Спасибо за измену - страница 20



— Уйдите, — всхлипывает она, — бегите, пока он вас не убил.

Эта фраза сдавливает сердце. Я действительно боюсь за неё. Что она такое несёт? Что думает обо мне? А если это с ней уже не исправить?

От этой мысли только больше злюсь, больше схожу с ума.

Лучше вообще не смотреть на неё.

Она меня в могилу сведёт.

Альберт не двигается с места. Я сжимаю в руке его телефон. Ещё немного и мог бы сломать.

— Пошли, — бросаю. — Поговорим.

И выхожу из комнаты. Да, мне не по себе видеть её такой. Сейчас она выглядит даже хуже, чем весь этот год.

Альберт-или-как-там-его проходит за мной на кухню, садится за обеденный стол напротив меня, бросает скучающий взгляд на панораму города, окутанного сероватой дымкой. Погода сегодня отвратительная.

— Я надеюсь, вы понимаете, что совершаете преступление, — выдыхает он. — Для чего это всё? Зачем звонить незнакомому врачу? С чего бы мне вас покрывать.

Я усмехаюсь.

— Я позвонил тебе, чтобы услышать альтернативное мнение. По поводу её состояния, а не положения. Как с женой обращаться не тебе, щенку, меня учить. Мне лучше знать, что с ней делать. И что ей нужно. И как её сдерживать. Один уже подвёл к мосту, позволив уйти из больницы. Больше я этого не допущу.

Он зевает, прикрыв рот тыльной стороной ладони. Мерзковатый тип всё же. А Оксанка наверняка впечатлилась им. Как всегда. Меня едва ли не передёргивает.

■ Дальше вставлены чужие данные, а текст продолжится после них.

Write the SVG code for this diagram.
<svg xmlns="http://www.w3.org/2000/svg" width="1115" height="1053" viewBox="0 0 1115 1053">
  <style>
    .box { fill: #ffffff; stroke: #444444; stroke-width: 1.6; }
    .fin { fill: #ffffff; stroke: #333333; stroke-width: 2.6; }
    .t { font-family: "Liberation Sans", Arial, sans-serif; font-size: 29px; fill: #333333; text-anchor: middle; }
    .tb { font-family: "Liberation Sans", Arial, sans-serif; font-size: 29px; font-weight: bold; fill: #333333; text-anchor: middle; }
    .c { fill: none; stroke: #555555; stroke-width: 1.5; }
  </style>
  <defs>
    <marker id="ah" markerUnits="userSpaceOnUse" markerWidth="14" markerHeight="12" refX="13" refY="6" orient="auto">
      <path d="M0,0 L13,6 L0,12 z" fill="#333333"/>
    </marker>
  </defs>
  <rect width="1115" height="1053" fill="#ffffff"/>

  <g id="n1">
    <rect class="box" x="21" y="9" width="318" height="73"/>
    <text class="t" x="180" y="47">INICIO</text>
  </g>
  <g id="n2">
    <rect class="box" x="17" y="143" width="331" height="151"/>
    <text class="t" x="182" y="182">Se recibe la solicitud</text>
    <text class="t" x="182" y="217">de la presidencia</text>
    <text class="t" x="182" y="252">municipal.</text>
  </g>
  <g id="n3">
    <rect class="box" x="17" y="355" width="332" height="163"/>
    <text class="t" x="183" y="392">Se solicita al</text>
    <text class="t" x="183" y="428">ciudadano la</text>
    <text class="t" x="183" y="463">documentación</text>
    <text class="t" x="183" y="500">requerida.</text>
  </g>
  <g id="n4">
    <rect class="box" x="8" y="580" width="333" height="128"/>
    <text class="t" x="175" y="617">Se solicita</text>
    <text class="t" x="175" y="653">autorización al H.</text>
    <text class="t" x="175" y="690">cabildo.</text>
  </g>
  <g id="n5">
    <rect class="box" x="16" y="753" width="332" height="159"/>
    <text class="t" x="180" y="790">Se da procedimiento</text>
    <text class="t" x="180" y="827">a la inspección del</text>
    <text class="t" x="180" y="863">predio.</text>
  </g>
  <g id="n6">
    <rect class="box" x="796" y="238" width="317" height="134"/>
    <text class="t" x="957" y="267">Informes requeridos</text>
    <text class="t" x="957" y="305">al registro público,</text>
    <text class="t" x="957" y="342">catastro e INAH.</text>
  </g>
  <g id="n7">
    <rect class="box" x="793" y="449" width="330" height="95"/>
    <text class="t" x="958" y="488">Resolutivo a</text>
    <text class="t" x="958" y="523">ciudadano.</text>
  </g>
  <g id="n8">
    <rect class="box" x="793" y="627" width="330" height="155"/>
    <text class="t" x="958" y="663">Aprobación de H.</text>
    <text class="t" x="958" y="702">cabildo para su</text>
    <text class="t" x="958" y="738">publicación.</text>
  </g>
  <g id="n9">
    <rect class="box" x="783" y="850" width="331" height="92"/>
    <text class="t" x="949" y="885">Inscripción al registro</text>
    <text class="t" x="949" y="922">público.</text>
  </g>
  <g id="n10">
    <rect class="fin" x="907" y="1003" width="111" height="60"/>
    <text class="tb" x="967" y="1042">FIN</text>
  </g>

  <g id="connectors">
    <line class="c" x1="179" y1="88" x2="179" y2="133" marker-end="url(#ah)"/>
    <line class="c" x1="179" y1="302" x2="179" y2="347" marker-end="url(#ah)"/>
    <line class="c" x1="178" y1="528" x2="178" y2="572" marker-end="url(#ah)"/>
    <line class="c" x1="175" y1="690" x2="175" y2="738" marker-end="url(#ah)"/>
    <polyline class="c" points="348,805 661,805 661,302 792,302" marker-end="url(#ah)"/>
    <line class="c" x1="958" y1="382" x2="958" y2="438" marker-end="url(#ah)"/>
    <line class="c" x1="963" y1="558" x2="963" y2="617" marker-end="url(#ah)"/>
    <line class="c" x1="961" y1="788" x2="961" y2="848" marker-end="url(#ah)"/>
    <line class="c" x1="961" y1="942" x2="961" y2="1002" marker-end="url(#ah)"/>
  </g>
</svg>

— Ну, допустим, — наконец, отвечает он. — Но во-первых, она отдельная личность, даже несмотря на то, что женщина. И у неё есть все права. А вы их всё-таки нарушаете. И не слабо так. Во-вторых, умереть можно и в таком положении. Я с ходу могу назвать четыре быстрых способа. Не говоря уже о том, что люди, если решили умереть, умрут и полностью обездвиженными. Это вообще бессмысленно. Лечить её надо, а не усугублять всё.

А то я не знал… Злость берёт от того, насколько легко и непринуждённо этот щёгол рассуждает.

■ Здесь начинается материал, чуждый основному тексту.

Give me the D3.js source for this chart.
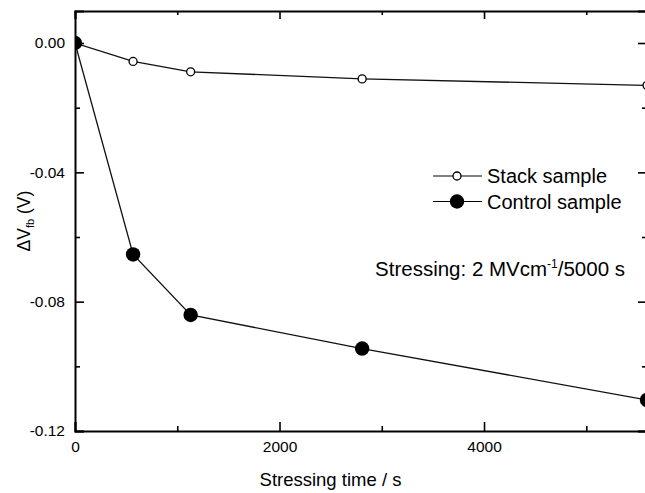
<!DOCTYPE html>
<html>
<head>
<meta charset="utf-8">
<title>Flatband voltage shift vs stressing time</title>
<style>
  html,body{margin:0;background:#fff;}
  svg{display:block;font-family:"Liberation Sans",Arial,Helvetica,sans-serif;}
  .axis path,.axis line{stroke:#000;}
  .axis path{stroke-width:2;}
  .axis line{stroke-width:1.6;}
  .axis text{font-size:15.5px;fill:#000;}
</style>
</head>
<body>
<div id="chart"></div>
<script src="https://cdn.jsdelivr.net/npm/d3@7"></script>
<script>
// values (time in the axis units as drawn)
const times = [0, 568, 1131, 2808, 5594];
const stackShift = [0, -0.0057, -0.0089, -0.0111, -0.0131];
const controlShift = [0, -0.0654, -0.0841, -0.0945, -0.1104];
const xMajor = [0, 2000, 4000];
const xMinor = [1000, 3000, 5000];
const yMajor = [0, -0.04, -0.08, -0.12];
const yMinor = [-0.02, -0.06, -0.10];
const seriesNames = ["Stack sample", "Control sample"];

const width = 645, height = 493;
const m = {left: 75, right: -1, top: 11, bottom: 62};

const svg = d3.select("#chart").append("svg")
    .attr("width", width)
    .attr("height", height);

const x = d3.scaleLinear().domain([0, 5584]).range([m.left, width - m.right]);
const y = d3.scaleLinear().domain([-0.12, 0.0099]).range([height - m.bottom, m.top]);

// plain hyphen for negatives, like the original
const fmtY = d => d3.format(".2f")(d).replace("\u2212", "-");

// clip data to the frame
svg.append("clipPath").attr("id", "plotclip")
  .append("rect")
    .attr("x", x.range()[0]).attr("y", m.top)
    .attr("width", x.range()[1] - x.range()[0])
    .attr("height", y.range()[0] - m.top);

// axes, ticks pointing inward
function addAxis(gen, tx, ty) {
  return svg.append("g").attr("class", "axis")
    .attr("transform", `translate(${tx},${ty})`)
    .call(gen);
}
const yb = y.range()[0], xr = x.range()[1];

addAxis(d3.axisBottom(x).tickValues(xMajor).tickSize(-9).tickPadding(10).tickFormat(d3.format("d")), 0, yb);
addAxis(d3.axisBottom(x).tickValues(xMinor).tickSize(-5).tickFormat(""), 0, yb).select(".domain").remove();
addAxis(d3.axisTop(x).tickValues(xMajor).tickSize(-8).tickFormat(""), 0, m.top);
addAxis(d3.axisTop(x).tickValues(xMinor).tickSize(-4).tickFormat(""), 0, m.top).select(".domain").remove();

addAxis(d3.axisLeft(y).tickValues(yMajor).tickSize(-9).tickPadding(10).tickFormat(fmtY), x.range()[0], 0);
addAxis(d3.axisLeft(y).tickValues(yMinor).tickSize(-5).tickFormat(""), x.range()[0], 0).select(".domain").remove();
addAxis(d3.axisRight(y).tickValues(yMajor).tickSize(-8).tickFormat(""), xr, 0);
addAxis(d3.axisRight(y).tickValues(yMinor).tickSize(-4).tickFormat(""), xr, 0).select(".domain").remove();

// axis titles
svg.append("text")
    .attr("x", (x.range()[0] + 586) / 2).attr("y", 486)
    .attr("text-anchor", "middle")
    .attr("font-size", 18.5)
    .text("Stressing time / s");

const yt = svg.append("text")
    .attr("transform", "translate(30,221) rotate(-90)")
    .attr("text-anchor", "middle")
    .attr("font-size", 17.5);
yt.append("tspan").text("\u0394V");
yt.append("tspan").attr("font-size", 11).attr("dy", 4).text("fb");
yt.append("tspan").attr("dy", -4).text(" (V)");

// data
const line = d3.line().x(d => x(d[0])).y(d => y(d[1]));
const plot = svg.append("g").attr("clip-path", "url(#plotclip)");

const stackPts = times.map((t, i) => [t, stackShift[i]]);
const controlPts = times.map((t, i) => [t, controlShift[i]]);

plot.append("path").datum(controlPts)
    .attr("d", line).attr("fill", "none")
    .attr("stroke", "#111").attr("stroke-width", 1.3);
plot.append("path").datum(stackPts)
    .attr("d", line).attr("fill", "none")
    .attr("stroke", "#111").attr("stroke-width", 1.3);

plot.selectAll(".ctrl").data(controlPts).enter().append("circle")
    .attr("cx", d => x(d[0])).attr("cy", d => y(d[1]))
    .attr("r", 7.2).attr("fill", "#000");
plot.selectAll(".stk").data(stackPts.slice(1)).enter().append("circle")
    .attr("cx", d => x(d[0])).attr("cy", d => y(d[1]))
    .attr("r", 4).attr("fill", "#fff")
    .attr("stroke", "#000").attr("stroke-width", 1.3);

// legend
const legend = svg.append("g").attr("font-size", 20);
seriesNames.forEach((name, i) => {
  const ly = 176 + i * 25.5;
  legend.append("line")
      .attr("x1", 433).attr("x2", 482).attr("y1", ly).attr("y2", ly)
      .attr("stroke", "#000").attr("stroke-width", 1.2);
  if (i === 0) {
    legend.append("circle").attr("cx", 457).attr("cy", ly).attr("r", 4)
        .attr("fill", "#fff").attr("stroke", "#000").attr("stroke-width", 1.3);
  } else {
    legend.append("circle").attr("cx", 457).attr("cy", ly).attr("r", 7.2).attr("fill", "#000");
  }
  legend.append("text").attr("x", 487).attr("y", ly + 7).text(name);
});

// stress condition note
const note = svg.append("text")
    .attr("x", 625).attr("y", 276)
    .attr("text-anchor", "end")
    .attr("font-size", 20.5);
note.append("tspan").text("Stressing: 2 MVcm");
note.append("tspan").attr("font-size", 12).attr("dy", -8).text("-1");
note.append("tspan").attr("dy", 8).text("/5000 s");
</script>
</body>
</html>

— Её прежний психиатр сказал, что можно обездвижить, пока лекарства не подействуют. Успокаивающие. Я ей вчера давал с едой и водой. Знаю её, так бы отказалась. Сегодня тоже. Это временно. Если есть вариант лучше — ты здесь затем, чтобы обсудить его, а не чушью себе голову забивать.

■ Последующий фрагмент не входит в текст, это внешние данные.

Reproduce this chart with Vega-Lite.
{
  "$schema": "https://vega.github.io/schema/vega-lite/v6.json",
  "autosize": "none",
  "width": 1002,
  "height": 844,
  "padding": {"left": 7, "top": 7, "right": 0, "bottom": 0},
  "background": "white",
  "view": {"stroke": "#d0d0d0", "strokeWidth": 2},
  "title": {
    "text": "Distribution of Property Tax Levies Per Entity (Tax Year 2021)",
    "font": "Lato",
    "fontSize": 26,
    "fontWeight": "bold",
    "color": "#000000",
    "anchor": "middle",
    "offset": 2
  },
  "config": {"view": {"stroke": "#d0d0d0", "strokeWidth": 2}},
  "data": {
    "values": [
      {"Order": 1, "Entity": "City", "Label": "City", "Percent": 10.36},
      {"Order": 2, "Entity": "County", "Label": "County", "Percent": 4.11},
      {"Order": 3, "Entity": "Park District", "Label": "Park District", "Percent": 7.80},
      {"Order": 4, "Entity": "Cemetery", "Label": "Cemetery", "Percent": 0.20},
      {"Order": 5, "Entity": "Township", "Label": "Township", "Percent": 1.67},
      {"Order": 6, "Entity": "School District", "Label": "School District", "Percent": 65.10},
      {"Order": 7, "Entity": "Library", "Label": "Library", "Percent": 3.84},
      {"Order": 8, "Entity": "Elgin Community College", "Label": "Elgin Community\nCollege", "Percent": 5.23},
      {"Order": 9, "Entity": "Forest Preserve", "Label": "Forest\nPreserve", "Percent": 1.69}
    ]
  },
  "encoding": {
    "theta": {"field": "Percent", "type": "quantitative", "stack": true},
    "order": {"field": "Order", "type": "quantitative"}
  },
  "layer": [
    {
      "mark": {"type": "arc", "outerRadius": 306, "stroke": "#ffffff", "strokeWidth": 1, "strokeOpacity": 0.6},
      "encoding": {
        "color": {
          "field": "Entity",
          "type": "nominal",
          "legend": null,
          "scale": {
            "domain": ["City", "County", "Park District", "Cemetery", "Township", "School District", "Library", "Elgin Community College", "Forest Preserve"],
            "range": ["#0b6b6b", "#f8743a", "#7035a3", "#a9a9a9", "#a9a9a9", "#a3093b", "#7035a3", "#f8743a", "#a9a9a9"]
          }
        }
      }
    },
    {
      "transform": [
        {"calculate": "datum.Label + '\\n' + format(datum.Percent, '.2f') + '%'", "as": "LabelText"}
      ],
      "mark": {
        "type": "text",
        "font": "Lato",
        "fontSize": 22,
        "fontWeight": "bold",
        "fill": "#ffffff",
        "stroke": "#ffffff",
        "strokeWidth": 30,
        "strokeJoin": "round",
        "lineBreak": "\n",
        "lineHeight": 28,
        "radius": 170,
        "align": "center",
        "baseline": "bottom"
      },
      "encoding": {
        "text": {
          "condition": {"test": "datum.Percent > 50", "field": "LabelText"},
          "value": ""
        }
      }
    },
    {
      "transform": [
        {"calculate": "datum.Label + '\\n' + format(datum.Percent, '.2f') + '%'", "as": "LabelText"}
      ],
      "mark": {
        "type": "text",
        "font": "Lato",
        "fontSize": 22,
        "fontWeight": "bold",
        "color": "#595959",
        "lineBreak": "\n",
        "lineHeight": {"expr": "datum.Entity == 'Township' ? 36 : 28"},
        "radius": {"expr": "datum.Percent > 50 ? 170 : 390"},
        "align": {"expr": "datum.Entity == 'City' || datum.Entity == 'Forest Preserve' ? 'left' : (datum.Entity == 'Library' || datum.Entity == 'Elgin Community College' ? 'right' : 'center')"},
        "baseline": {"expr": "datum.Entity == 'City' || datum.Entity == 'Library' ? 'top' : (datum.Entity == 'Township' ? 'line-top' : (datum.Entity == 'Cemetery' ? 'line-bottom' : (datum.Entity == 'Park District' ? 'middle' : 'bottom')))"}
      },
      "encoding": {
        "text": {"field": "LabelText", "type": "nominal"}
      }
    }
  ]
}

— А телефон-то вернёте? — ухмыляется он.

— Сначала консультация. На истерики нет времени.

— Вы так уверены, что её не освободят? Что не начнётся разбирательство? Оксана Викторовна, насколько я вижу, настроена решительно. И да, не думаю, что стоит опасаться, что она убьёт себя в ближайшее время.

От этого его «в ближайшее время» меня трясти начинает и хочется ему врезать.

— Скорее, — продолжает мудак с тонкой, острой усмешкой, — она с куда большим удовольствием прикончит вас. А это хороший знак. Ненависть и уныние находятся на разных эмоциональных уровнях.

— Я заметил.

И это радует.

Но полагаться на это смысла нет, вдруг её переклинит. Рисковать не хочу.

Альберт окидывает меня взглядом и произносит:

— Плюс семь, девятьсот шестьдесят три, сто девяносто два, двадцать семь, тридцать один.

— Что это? — моё терпение всё-таки не железное. Хочется вышвырнуть его из квартиры. В мыслях всё ещё мечутся дебильные слова про четыре способа. Какие такие четыре способа?

— Мой номер. Перевод на тинькофф. За консультацию. Сорок тысяч. Остальные триста… — он сужает глаза, прикидывая что-то и договаривает наобум, — восемьдесят тысяч наличкой, пожалуйста.

— С хера ли?

Альберт улыбается. У него стоят виниры, само собой.